Ana Seerig 18/07/2020
Outro sotaque brasileiro
"Como é que eu posso sumir, se primeiro eu sou eu e fico aí me vendo sempre, não posso sumir de mim e eu estando aí sempre estou, nunca que eu posso sumir." (p. 84)
São passagens como essa que fazem a gente se aproximar de Getúlio Santos Bezerra, um sargento que nada mais quer que cumprir a missão que lhe foi dada. Alheio à política, o que lhe importa é manter sua palavra, nada além. Ele prometeu levar o prisioneiro até Aracaju e é isso que pretende cumprir, mesmo quando lhe dizem que a missão foi cancelada.

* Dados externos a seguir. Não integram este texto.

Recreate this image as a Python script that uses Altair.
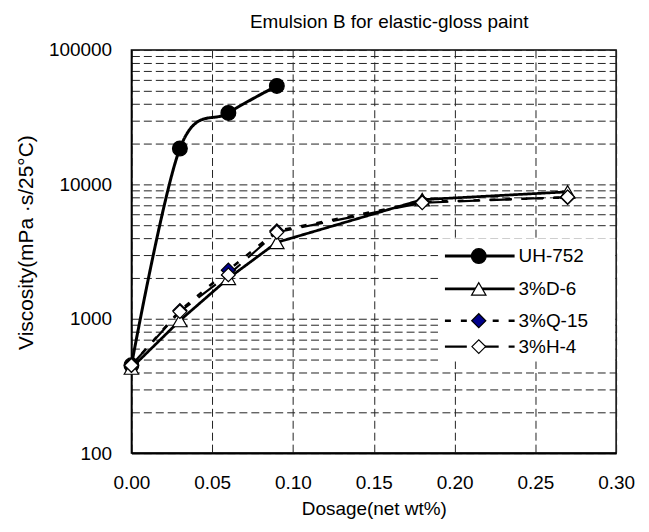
import altair as alt
import pandas as pd

# ---- data ----
dosage = [0.00, 0.03, 0.06, 0.09, 0.18, 0.27]
uh752 = [450, 18500, 34000, 54000]
d6 = [430, 970, 2000, 3700, 7700, 8800]
q15 = [450, 1150, 2300, 4500, 7400, 8000]
h4 = [450, 1130, 2120, 4400, 7300, 8050]

series_names = ["UH-752", "3%D-6", "3%Q-15", "3%H-4"]
series_values = [uh752, d6, q15, h4]

title_text = "Emulsion B for elastic-gloss paint"
x_title = "Dosage(net wt%)"
y_title = "Viscosity(mPa ·s/25°C)"
x_ticks = [0.00, 0.05, 0.10, 0.15, 0.20, 0.25, 0.30]
y_labels = [100, 1000, 10000, 100000]

rows = []
for name, vals in zip(series_names, series_values):
    for i, v in enumerate(vals):
        rows.append({"series": name, "dosage": dosage[i], "visc": v, "order": i})
df = pd.DataFrame(rows)

y_grid = []
for dec in [100, 1000, 10000]:
    for m in range(1, 10):
        y_grid.append(dec * m)
y_grid.append(100000)

FONT = "Liberation Sans"
FS = 19

# ---- styles ----
dash_scale = alt.Scale(domain=series_names, range=[[1, 0], [1, 0], [6, 10], [22, 10]])
width_scale = alt.Scale(domain=series_names, range=[3, 2.2, 3, 3])
shape_scale = alt.Scale(domain=series_names, range=["circle", "triangle-up", "diamond", "diamond"])
fill_scale = alt.Scale(domain=series_names, range=["#000000", "#ffffff", "#00008b", "#ffffff"])
size_scale = alt.Scale(domain=series_names, range=[220, 190, 150, 150])

label_test = " || ".join("datum.value==%d" % v for v in y_labels)

x_enc = alt.X(
    "dosage:Q",
    scale=alt.Scale(domain=[0, 0.30], nice=False, zero=False),
    axis=alt.Axis(
        values=x_ticks, format=".2f", title=x_title, grid=True,
        ticks=False, labelPadding=21, titleY=56, titleBaseline="middle",
        domainWidth=2, labelFlush=False,
    ),
)
y_enc = alt.Y(
    "visc:Q",
    scale=alt.Scale(type="log", domain=[100, 100000], nice=False),
    axis=alt.Axis(
        values=y_grid, grid=True, ticks=False, labelPadding=20,
        labelOverlap=False, labelFlush=False,
        labelExpr="(" + label_test + ") ? format(datum.value,'d') : ''",
        title=y_title, titleX=-105, titleY=193, titleFontSize=21,
        titleBaseline="middle", titleAngle=270,
    ),
)

base = alt.Chart(df)

lines_smooth = base.transform_filter(alt.datum.series == "UH-752").mark_line(
    interpolate="cardinal", color="black"
).encode(
    x=x_enc,
    y=y_enc,
    detail="series:N",
    order="order:Q",
    strokeDash=alt.StrokeDash("series:N", scale=dash_scale, legend=None),
    strokeWidth=alt.StrokeWidth("series:N", scale=width_scale, legend=None),
)

lines_straight = base.transform_filter(alt.datum.series != "UH-752").mark_line(
    interpolate="linear", color="black"
).encode(
    x="dosage:Q",
    y="visc:Q",
    detail="series:N",
    order="order:Q",
    strokeDash=alt.StrokeDash("series:N", scale=dash_scale, legend=None),
    strokeWidth=alt.StrokeWidth("series:N", scale=width_scale, legend=None),
)

points = base.mark_point(filled=False, stroke="black", strokeWidth=1.2, opacity=1).encode(
    x="dosage:Q",
    y="visc:Q",
    shape=alt.Shape("series:N", scale=shape_scale, legend=None),
    fill=alt.Fill("series:N", scale=fill_scale, legend=None),
    size=alt.Size("series:N", scale=size_scale, legend=None),
)

# ---- legend (drawn inside the plot, like the reference) ----
legend_y = [207, 240, 272, 298]  # pixel rows inside the plot area
leg_df = pd.DataFrame({"series": series_names, "ly": legend_y})

leg_bg = alt.Chart(pd.DataFrame({"a": [0]})).mark_rect(color="white").encode(
    x=alt.value(308), x2=alt.value(486), y=alt.value(189), y2=alt.value(313)
)
leg_lines = alt.Chart(leg_df).mark_rule(color="black").encode(
    x=alt.value(315), x2=alt.value(385),
    y=alt.Y("ly:Q", scale=None, axis=None),
    strokeDash=alt.StrokeDash("series:N", scale=dash_scale, legend=None),
    strokeWidth=alt.StrokeWidth("series:N", scale=width_scale, legend=None),
)
leg_pts = alt.Chart(leg_df).mark_point(filled=False, stroke="black", strokeWidth=1.2, opacity=1).encode(
    x=alt.value(349),
    y=alt.Y("ly:Q", scale=None, axis=None),
    shape=alt.Shape("series:N", scale=shape_scale, legend=None),
    fill=alt.Fill("series:N", scale=fill_scale, legend=None),
    size=alt.Size("series:N", scale=size_scale, legend=None),
)
leg_text = alt.Chart(leg_df).mark_text(align="left", baseline="middle", font=FONT, fontSize=FS, color="black").encode(
    x=alt.value(389),
    y=alt.Y("ly:Q", scale=None, axis=None),
    text="series:N",
)

title_mark = alt.Chart(pd.DataFrame({"t": [title_text]})).mark_text(
    align="center", baseline="alphabetic", font=FONT, fontSize=FS, color="black"
).encode(
    x=alt.value(259), y=alt.value(-22), text="t:N"
)

chart = alt.layer(
    lines_smooth, lines_straight, points, leg_bg, leg_lines, leg_pts, leg_text, title_mark
).properties(
    width=487,
    height=405,
    autosize=alt.AutoSizeParams(type="none"),
    padding={"left": 124, "top": 41, "right": 25, "bottom": 70},
).configure_view(
    stroke="black", strokeWidth=1.5
).configure_axis(
    labelFont=FONT, labelFontSize=FS, labelColor="black",
    titleFont=FONT, titleFontSize=FS, titleColor="black", titleFontWeight="normal",
    domainColor="black", domainWidth=1.5,
    gridColor="#222222", gridDash=[8, 4], gridWidth=1, gridOpacity=1,
    labelBound=False,
)

chart.save("out.html", embed_options={"renderer": "svg", "actions": False})
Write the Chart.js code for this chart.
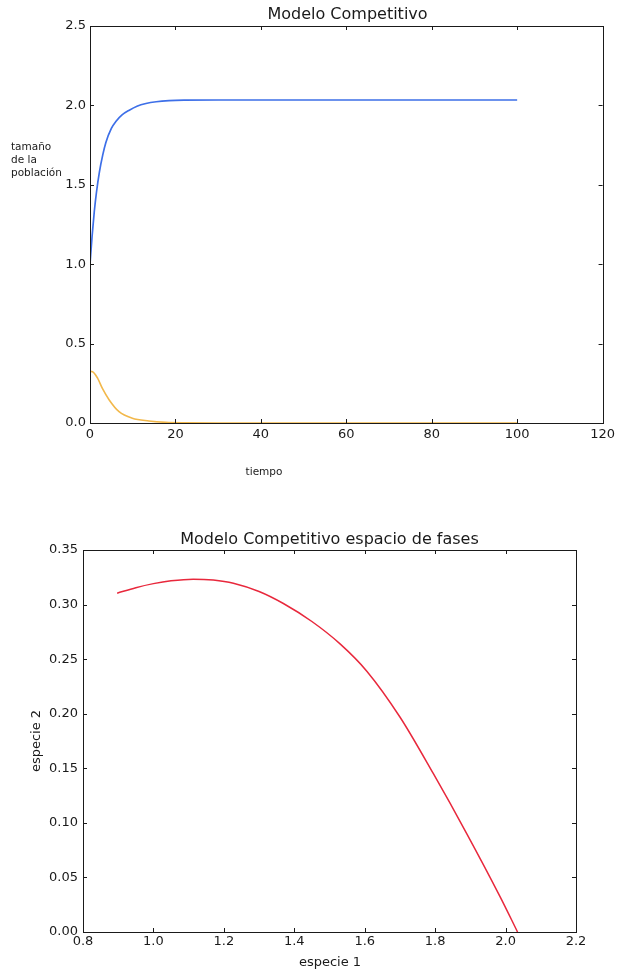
<!DOCTYPE html>
<html>
<head>
<meta charset="utf-8">
<script src="https://cdn.jsdelivr.net/npm/chart.js@4.4.1/dist/chart.umd.min.js"></script>
<style>
  html, body { margin: 0; padding: 0; background: #fff; }
  body { width: 619px; height: 972px; position: relative; overflow: hidden; }
  .wrap { position: absolute; left: 0; width: 619px; }
  #w1 { top: 0; height: 490px; }
  #w2 { top: 500px; height: 472px; }
</style>
</head>
<body>
<div class="wrap" id="w1"><canvas id="c1" width="619" height="490"></canvas></div>
<div class="wrap" id="w2"><canvas id="c2" width="619" height="472"></canvas></div>
<script>
// ---- Data: time series (Modelo Competitivo) ----
const tiempo1  = [0, 0.5, 1.0, 1.5, 2.2, 3.0, 3.7, 5.0, 6.1, 7.5, 9.2, 11, 13.1, 15.5, 18.5, 22, 30, 40, 60, 80, 100];
const especie1 = [1.0, 1.18, 1.33, 1.45, 1.58, 1.69, 1.765, 1.855, 1.90, 1.94, 1.97, 1.995, 2.012, 2.023, 2.030, 2.033, 2.034, 2.034, 2.034, 2.034, 2.034];
const tiempo2  = [0, 0.6, 1.8, 2.9, 4.5, 6.8, 9.9, 13.8, 17.7, 22, 30, 40, 60, 80, 100];
const especie2 = [0.325, 0.323, 0.281, 0.218, 0.145, 0.071, 0.030, 0.013, 0.004, 0.001, 0, 0, 0, 0, 0];

// ---- Data: phase space ----
const faseX = [0.897, 0.95, 1.00, 1.05, 1.113, 1.17, 1.227, 1.30, 1.369, 1.45, 1.53, 1.606, 1.70, 1.795, 1.89, 1.985, 2.034];
const faseY = [0.3104, 0.3155, 0.3192, 0.3218, 0.3233, 0.3225, 0.3196, 0.3120, 0.301, 0.2845, 0.264, 0.239, 0.197, 0.145, 0.090, 0.032, 0.0];

// ---- Axis ticks ----
const ticks1X = [0, 20, 40, 60, 80, 100, 120];
const ticks1Y = [0, 0.5, 1.0, 1.5, 2.0, 2.5];
const ticks2X = [0.8, 1.0, 1.2, 1.4, 1.6, 1.8, 2.0, 2.2];
const ticks2Y = [0, 0.05, 0.10, 0.15, 0.20, 0.25, 0.30, 0.35];

// ---- Text ----
const titulo1 = 'Modelo Competitivo';
const ylab1 = ['tamaño', 'de la', 'población'];
const xlab1 = 'tiempo';
const titulo2 = 'Modelo Competitivo espacio de fases';
const xlab2 = 'especie 1';
const ylab2 = 'especie 2';

const FONT = '"DejaVu Sans", Verdana, sans-serif';
const INK = '#1a1a1a';

function pts(xs, ys) { return xs.map((x, i) => ({ x: x, y: ys[i] })); }

// Plugin: frame box, inward ticks on all four sides, and text labels
function framePlugin(texts) {
  return {
    id: 'frame',
    afterDraw(chart) {
      const ctx = chart.ctx;
      const a = chart.chartArea;
      const sx = chart.scales.x, sy = chart.scales.y;
      ctx.save();
      ctx.strokeStyle = INK;
      ctx.lineWidth = 1;
      ctx.strokeRect(Math.round(a.left) + 0.5, Math.round(a.top) + 0.5,
                     Math.round(a.right - a.left), Math.round(a.bottom - a.top));
      const L = 4;
      ctx.beginPath();
      sx.ticks.forEach(t => {
        const px = Math.round(sx.getPixelForValue(t.value)) + 0.5;
        ctx.moveTo(px, a.bottom); ctx.lineTo(px, a.bottom - L);
        ctx.moveTo(px, a.top); ctx.lineTo(px, a.top + L);
      });
      sy.ticks.forEach(t => {
        const py = Math.round(sy.getPixelForValue(t.value)) + 0.5;
        ctx.moveTo(a.left, py); ctx.lineTo(a.left + L, py);
        ctx.moveTo(a.right, py); ctx.lineTo(a.right - L, py);
      });
      ctx.stroke();
      ctx.fillStyle = INK;
      texts.forEach(tx => {
        ctx.save();
        ctx.font = tx.font;
        ctx.textAlign = tx.align || 'center';
        ctx.textBaseline = 'middle';
        ctx.translate(tx.x, tx.y);
        if (tx.rot) ctx.rotate(tx.rot);
        ctx.fillText(tx.text, 0, 0);
        ctx.restore();
      });
      ctx.restore();
    }
  };
}

function makeScales(xt, xdec, yt, ydec, yWidth, xHeight, xPad, yPad) {
  return {
    x: {
      type: 'linear', min: xt[0], max: xt[xt.length - 1],
      grid: { display: false, drawTicks: false },
      border: { display: false },
      afterBuildTicks(s) { s.ticks = xt.map(v => ({ value: v })); },
      ticks: { color: INK, padding: xPad, maxRotation: 0, autoSkip: false,
               font: { family: FONT, size: 13 }, callback: v => Number(v).toFixed(xdec) },
      afterFit(s) { s.height = xHeight; }
    },
    y: {
      type: 'linear', min: yt[0], max: yt[yt.length - 1],
      grid: { display: false, drawTicks: false },
      border: { display: false },
      afterBuildTicks(s) { s.ticks = yt.map(v => ({ value: v })); },
      ticks: { color: INK, padding: yPad, autoSkip: false,
               font: { family: FONT, size: 13 }, callback: v => Number(v).toFixed(ydec) },
      afterFit(s) { s.width = yWidth; }
    }
  };
}

// ---- Chart 1 ----
new Chart(document.getElementById('c1'), {
  type: 'line',
  data: {
    datasets: [
      { data: pts(tiempo1, especie1), borderColor: '#3d6fe8', borderWidth: 1.7, pointRadius: 0,
        cubicInterpolationMode: 'monotone', fill: false },
      { data: pts(tiempo2, especie2), borderColor: '#f2b84b', borderWidth: 1.6, pointRadius: 0,
        cubicInterpolationMode: 'monotone', fill: false }
    ]
  },
  options: {
    responsive: false, animation: false, devicePixelRatio: 1,
    layout: { padding: { left: 0, right: 14, top: 26, bottom: 0 } },
    plugins: { legend: { display: false }, tooltip: { enabled: false }, title: { display: false } },
    scales: makeScales(ticks1X, 0, ticks1Y, 1, 90, 67, 4, 4)
  },
  plugins: [framePlugin([
    { text: titulo1, x: 347.5, y: 15, font: '16px ' + FONT },
    { text: ylab1[0], x: 11, y: 147, align: 'left', font: '10.5px ' + FONT },
    { text: ylab1[1], x: 11, y: 160, align: 'left', font: '10.5px ' + FONT },
    { text: ylab1[2], x: 11, y: 173, align: 'left', font: '10.5px ' + FONT },
    { text: xlab1, x: 264, y: 472, font: '10.5px ' + FONT }
  ])]
});

// ---- Chart 2 ----
new Chart(document.getElementById('c2'), {
  type: 'line',
  data: {
    datasets: [
      { data: pts(faseX, faseY), borderColor: '#e8283c', borderWidth: 1.5, pointRadius: 0,
        cubicInterpolationMode: 'monotone', fill: false }
    ]
  },
  options: {
    responsive: false, animation: false, devicePixelRatio: 1,
    layout: { padding: { left: 0, right: 43, top: 50, bottom: 0 } },
    plugins: { legend: { display: false }, tooltip: { enabled: false }, title: { display: false } },
    scales: makeScales(ticks2X, 1, ticks2Y, 2, 83, 40, 2, 5)
  },
  plugins: [framePlugin([
    { text: titulo2, x: 329.5, y: 40, font: '16px ' + FONT },
    { text: xlab2, x: 330, y: 463, font: '13px ' + FONT },
    { text: ylab2, x: 37, y: 241, rot: -Math.PI / 2, font: '13px ' + FONT }
  ])]
});
</script>
</body>
</html>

É um livro curto, mas a leitura não é fácil. Toda a narrativa é em primeira pessoa, com a inconstância de um monólogo e o sotaque sergipano da época (Ubaldo cresceu em Sergipe). O próprio autor traduziu pro inglês - o que serviu de referência para edições em outros idiomas -, mas eu imagino que metade da história se perdeu no caminho. Como se traduz a fala regional?
A escrita difere tanto de "O sorriso do lagarto" que é inevitável constatar que João Ubaldo Ribeiro foi um grande escritor. Me pergunto como foi possível passar tanto tempo consumindo literatura nacional (não-obrigatória) sem ouvir menção a seus livros.
"Sargento Getúlio" é uma história brasileira demais, com um personagem que encanta pela inocência de quem acreditou que o destino da vida é "ser macho", sem pensar em política ou almejar bens materiais. Em meio à poeira do Nordeste, passar fome é detalhe, o importante é cumprir com a palavra, sem medo. Adianta viver bastante e acomodado? Por isso que Getúlio retrata bem o Brasil. Diferentes gerações de brasileiros, de norte a sul, foram movidos pela teima, estivessem certos ou não.
É o tipo de livro que volta e meia vai ressurgir na cabeça, do nada, e a gente tenta lembrar quem contou tal história - provavelmente vou demorar pra lembrar que foi Getúlio.